US scraps AI diffusion rule, opening chip sales to allies including Saudi Arabia, UAE, and India

May 15, 2025

Key Points

  • The U.S. Department of Commerce rescinded the Biden-era AI diffusion rule, removing purchase caps on advanced chips for India, Saudi Arabia, UAE, and Switzerland.
  • Nvidia, Microsoft, and Oracle opposed the rule because it ceded markets to Chinese alternatives like Huawei Ascend chips without meaningfully limiting China's access.
  • The Trump administration is shifting strategy to sell aggressively to trusted allies while tightening enforcement against Huawei's global use, replacing broad restrictions with precision targeting.

Summary

The U.S. Department of Commerce has rescinded the Biden-era AI diffusion rule, removing caps on how many advanced chips countries like India, Switzerland, Saudi Arabia, and the United Arab Emirates can purchase. The move opens markets that were previously restricted under the premise of national security.

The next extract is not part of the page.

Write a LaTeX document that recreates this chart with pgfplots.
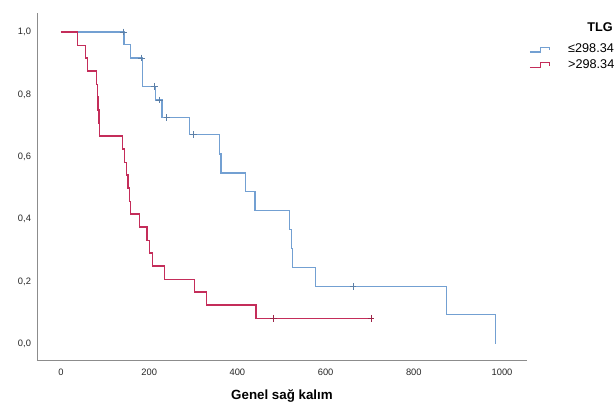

The department justified the rescission on three grounds: the rule stifled American innovation, imposed onerous regulations on U.S. companies, and damaged diplomatic relations with allied nations. Nvidia, Microsoft, and Oracle had all opposed the rule publicly, arguing it limited their international sales without meaningfully impeding China, the primary target of U.S. chip export controls.

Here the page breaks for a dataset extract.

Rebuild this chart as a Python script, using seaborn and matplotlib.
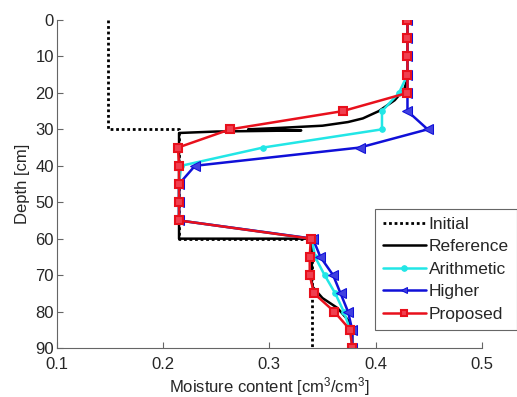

The original reasoning proved flawed in practice. Countries denied Nvidia hardware simply adopted alternatives. China's Huawei Ascend chips, while less efficient than Nvidia's offerings, are now the likely foundation for DeepSeek's next training run. The cost premium is material but manageable. Training models on Huawei hardware costs roughly 30 percent more, a gap China can absorb with cheap power and capital. Since AI performance is defined by orders of magnitude, a 30 percent efficiency penalty does not prevent capability development.

By restricting friendly allies, the U.S. pushed them toward Chinese alternatives rather than securing them as customers. The Trump administration has repositioned the strategy to sell aggressively to trusted nations while maintaining hard export controls on adversaries. Jeffrey Kesler, under secretary of commerce for industry and security, framed it as pursuit of a "bold, inclusive strategy" to distribute American AI technology globally while keeping it from hostile states.

The announcement also targeted Huawei directly, warning that using Ascend chips anywhere in the world violates U.S. export controls. This signals that enforcement against third parties using Chinese hardware will tighten. The dual move opens doors to allies while clamping down on Huawei's global reach, reflecting a shift from broad restrictions to precision targeting.

Nvidia, AMD, and Intel are immediate beneficiaries and can now sell to markets previously off-limits. Intel has lost nearly 30 percent of its value over the past year despite the AI supercycle. The rescission also aligns with Trump's Middle East tour and a wave of AI infrastructure deals being announced by U.S. tech companies in the region.